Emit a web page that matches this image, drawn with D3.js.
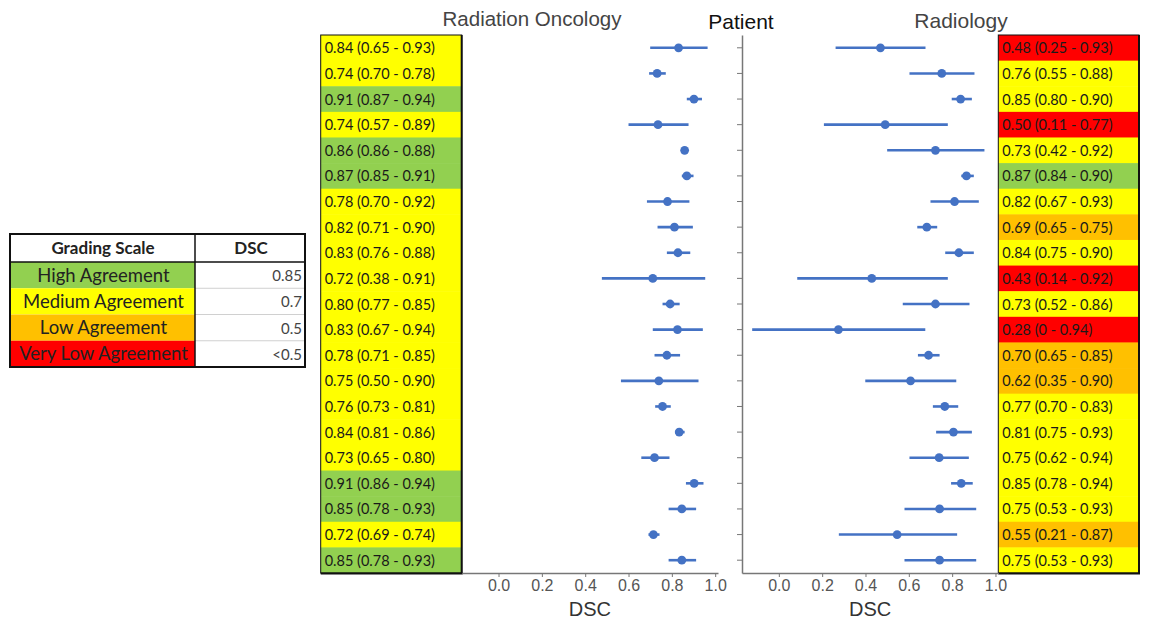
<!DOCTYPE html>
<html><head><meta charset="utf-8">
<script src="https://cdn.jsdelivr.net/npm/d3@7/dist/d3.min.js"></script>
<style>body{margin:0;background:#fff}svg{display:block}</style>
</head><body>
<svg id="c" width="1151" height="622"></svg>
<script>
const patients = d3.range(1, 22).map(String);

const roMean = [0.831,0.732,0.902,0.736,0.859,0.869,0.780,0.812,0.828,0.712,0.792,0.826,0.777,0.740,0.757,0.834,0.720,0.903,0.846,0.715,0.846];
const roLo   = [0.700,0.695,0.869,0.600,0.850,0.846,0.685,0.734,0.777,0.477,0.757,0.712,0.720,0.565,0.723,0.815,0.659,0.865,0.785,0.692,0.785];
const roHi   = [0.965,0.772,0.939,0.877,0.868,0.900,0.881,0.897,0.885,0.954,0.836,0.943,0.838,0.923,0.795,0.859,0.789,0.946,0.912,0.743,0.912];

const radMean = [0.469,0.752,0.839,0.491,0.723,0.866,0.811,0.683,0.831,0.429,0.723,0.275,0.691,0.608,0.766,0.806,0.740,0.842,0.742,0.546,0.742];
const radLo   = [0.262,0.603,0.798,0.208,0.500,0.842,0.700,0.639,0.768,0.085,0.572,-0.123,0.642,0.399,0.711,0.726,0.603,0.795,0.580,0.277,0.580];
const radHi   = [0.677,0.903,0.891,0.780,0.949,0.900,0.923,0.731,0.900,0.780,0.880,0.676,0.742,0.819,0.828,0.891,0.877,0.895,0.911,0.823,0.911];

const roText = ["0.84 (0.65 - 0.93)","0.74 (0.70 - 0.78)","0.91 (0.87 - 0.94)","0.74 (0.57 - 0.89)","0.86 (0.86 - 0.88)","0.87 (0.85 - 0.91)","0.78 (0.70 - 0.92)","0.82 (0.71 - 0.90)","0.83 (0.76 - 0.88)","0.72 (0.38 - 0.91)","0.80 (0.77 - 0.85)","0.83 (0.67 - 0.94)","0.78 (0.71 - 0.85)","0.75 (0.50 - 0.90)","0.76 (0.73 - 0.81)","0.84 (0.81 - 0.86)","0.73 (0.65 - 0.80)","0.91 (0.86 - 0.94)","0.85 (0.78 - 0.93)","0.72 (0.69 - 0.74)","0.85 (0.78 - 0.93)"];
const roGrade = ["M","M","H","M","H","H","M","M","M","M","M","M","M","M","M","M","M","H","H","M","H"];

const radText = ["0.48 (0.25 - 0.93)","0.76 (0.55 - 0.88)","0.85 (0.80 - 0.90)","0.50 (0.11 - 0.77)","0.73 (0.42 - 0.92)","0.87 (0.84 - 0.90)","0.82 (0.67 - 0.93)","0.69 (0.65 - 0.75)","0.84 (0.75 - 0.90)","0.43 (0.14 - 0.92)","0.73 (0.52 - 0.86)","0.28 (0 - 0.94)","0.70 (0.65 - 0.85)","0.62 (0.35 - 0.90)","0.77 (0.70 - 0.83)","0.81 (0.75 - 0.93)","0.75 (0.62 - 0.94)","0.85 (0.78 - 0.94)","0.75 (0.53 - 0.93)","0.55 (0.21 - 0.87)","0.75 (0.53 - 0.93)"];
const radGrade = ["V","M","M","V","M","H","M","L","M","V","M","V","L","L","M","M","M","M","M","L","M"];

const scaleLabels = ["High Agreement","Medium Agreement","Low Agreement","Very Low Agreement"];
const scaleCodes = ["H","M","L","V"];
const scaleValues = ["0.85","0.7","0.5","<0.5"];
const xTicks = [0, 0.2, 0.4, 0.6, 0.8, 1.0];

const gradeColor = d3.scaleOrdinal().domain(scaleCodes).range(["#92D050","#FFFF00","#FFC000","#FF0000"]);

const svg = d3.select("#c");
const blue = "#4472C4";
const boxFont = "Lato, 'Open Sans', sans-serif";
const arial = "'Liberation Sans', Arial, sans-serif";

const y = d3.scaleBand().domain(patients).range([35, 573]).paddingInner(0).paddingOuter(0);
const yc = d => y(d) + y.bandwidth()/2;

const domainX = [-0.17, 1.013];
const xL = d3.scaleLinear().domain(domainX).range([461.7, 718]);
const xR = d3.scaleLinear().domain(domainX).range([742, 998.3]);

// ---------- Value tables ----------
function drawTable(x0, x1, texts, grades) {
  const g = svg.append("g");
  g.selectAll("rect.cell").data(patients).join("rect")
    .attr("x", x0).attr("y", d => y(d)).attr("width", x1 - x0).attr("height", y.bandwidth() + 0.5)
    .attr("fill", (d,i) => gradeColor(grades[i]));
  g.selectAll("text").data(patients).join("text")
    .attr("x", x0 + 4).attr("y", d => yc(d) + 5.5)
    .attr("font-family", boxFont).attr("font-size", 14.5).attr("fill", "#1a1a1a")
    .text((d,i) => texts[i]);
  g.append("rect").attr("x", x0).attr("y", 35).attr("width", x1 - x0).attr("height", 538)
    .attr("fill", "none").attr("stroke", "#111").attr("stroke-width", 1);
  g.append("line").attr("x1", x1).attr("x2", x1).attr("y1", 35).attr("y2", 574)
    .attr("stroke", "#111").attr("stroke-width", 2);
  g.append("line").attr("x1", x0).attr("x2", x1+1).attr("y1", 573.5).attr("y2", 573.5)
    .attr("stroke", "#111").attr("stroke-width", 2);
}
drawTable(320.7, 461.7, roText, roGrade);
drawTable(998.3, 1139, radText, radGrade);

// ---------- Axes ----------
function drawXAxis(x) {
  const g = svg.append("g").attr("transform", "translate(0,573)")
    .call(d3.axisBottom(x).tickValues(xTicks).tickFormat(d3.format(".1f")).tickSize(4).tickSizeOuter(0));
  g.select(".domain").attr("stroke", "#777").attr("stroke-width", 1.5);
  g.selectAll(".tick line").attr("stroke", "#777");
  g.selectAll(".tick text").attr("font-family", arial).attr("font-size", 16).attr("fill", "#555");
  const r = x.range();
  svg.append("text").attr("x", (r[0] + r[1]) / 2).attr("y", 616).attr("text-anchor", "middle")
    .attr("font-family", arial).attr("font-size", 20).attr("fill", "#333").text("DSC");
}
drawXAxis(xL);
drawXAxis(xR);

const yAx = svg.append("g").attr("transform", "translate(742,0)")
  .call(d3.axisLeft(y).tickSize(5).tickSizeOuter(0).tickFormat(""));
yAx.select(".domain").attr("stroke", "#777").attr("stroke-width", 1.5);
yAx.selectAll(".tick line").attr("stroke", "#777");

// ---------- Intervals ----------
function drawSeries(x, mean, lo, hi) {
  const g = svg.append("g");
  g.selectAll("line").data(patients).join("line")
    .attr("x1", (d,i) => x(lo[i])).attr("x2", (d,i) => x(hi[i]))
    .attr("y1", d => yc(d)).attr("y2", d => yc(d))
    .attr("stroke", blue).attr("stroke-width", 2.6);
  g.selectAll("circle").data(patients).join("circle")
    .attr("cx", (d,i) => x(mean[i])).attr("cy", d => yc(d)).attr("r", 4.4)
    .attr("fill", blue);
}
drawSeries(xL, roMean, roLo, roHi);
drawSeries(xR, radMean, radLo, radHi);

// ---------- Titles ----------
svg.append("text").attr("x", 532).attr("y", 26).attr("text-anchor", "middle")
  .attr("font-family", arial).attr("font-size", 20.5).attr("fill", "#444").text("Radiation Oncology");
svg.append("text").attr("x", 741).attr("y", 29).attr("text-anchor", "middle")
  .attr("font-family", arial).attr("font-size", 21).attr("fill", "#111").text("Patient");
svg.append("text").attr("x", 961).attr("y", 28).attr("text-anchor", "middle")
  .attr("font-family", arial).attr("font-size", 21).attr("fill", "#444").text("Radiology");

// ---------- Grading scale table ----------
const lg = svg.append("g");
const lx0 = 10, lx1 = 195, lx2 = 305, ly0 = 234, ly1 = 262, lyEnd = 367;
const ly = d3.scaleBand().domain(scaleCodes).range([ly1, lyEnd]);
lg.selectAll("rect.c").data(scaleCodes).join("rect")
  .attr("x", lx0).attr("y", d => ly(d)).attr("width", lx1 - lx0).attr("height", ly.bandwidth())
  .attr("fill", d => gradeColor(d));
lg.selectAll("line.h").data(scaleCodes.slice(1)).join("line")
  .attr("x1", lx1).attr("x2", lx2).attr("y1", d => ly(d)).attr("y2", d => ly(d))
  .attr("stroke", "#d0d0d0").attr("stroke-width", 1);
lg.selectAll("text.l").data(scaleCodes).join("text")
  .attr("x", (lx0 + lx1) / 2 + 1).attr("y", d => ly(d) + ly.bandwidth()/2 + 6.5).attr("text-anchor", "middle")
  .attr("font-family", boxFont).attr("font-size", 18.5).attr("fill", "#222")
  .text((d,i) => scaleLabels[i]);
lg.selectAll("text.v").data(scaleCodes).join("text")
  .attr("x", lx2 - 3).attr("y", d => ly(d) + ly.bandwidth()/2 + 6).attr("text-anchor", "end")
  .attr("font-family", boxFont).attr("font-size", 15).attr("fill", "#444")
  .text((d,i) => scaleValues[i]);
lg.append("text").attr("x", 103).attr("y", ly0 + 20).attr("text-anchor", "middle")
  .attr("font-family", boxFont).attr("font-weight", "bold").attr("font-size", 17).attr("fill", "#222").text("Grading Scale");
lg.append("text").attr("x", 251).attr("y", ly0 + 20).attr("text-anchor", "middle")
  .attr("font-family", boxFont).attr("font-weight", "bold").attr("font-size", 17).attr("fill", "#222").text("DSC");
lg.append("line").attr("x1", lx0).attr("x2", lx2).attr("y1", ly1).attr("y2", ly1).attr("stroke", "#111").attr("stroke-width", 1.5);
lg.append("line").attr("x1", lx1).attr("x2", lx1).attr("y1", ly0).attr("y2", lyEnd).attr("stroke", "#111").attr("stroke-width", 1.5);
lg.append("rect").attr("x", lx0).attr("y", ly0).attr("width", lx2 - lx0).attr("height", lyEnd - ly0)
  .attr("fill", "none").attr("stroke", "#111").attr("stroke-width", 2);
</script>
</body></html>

Written task: Exactly reproduce the run of lines from the start of the listing through the line with "const patients = d3.range(1, 22).map(String);", inclusive; pictures are not copied.

Solved problem:
Emit a web page that matches this image, drawn with D3.js.
<!DOCTYPE html>
<html><head><meta charset="utf-8">
<script src="https://cdn.jsdelivr.net/npm/d3@7/dist/d3.min.js"></script>
<style>body{margin:0;background:#fff}svg{display:block}</style>
</head><body>
<svg id="c" width="1151" height="622"></svg>
<script>
const patients = d3.range(1, 22).map(String);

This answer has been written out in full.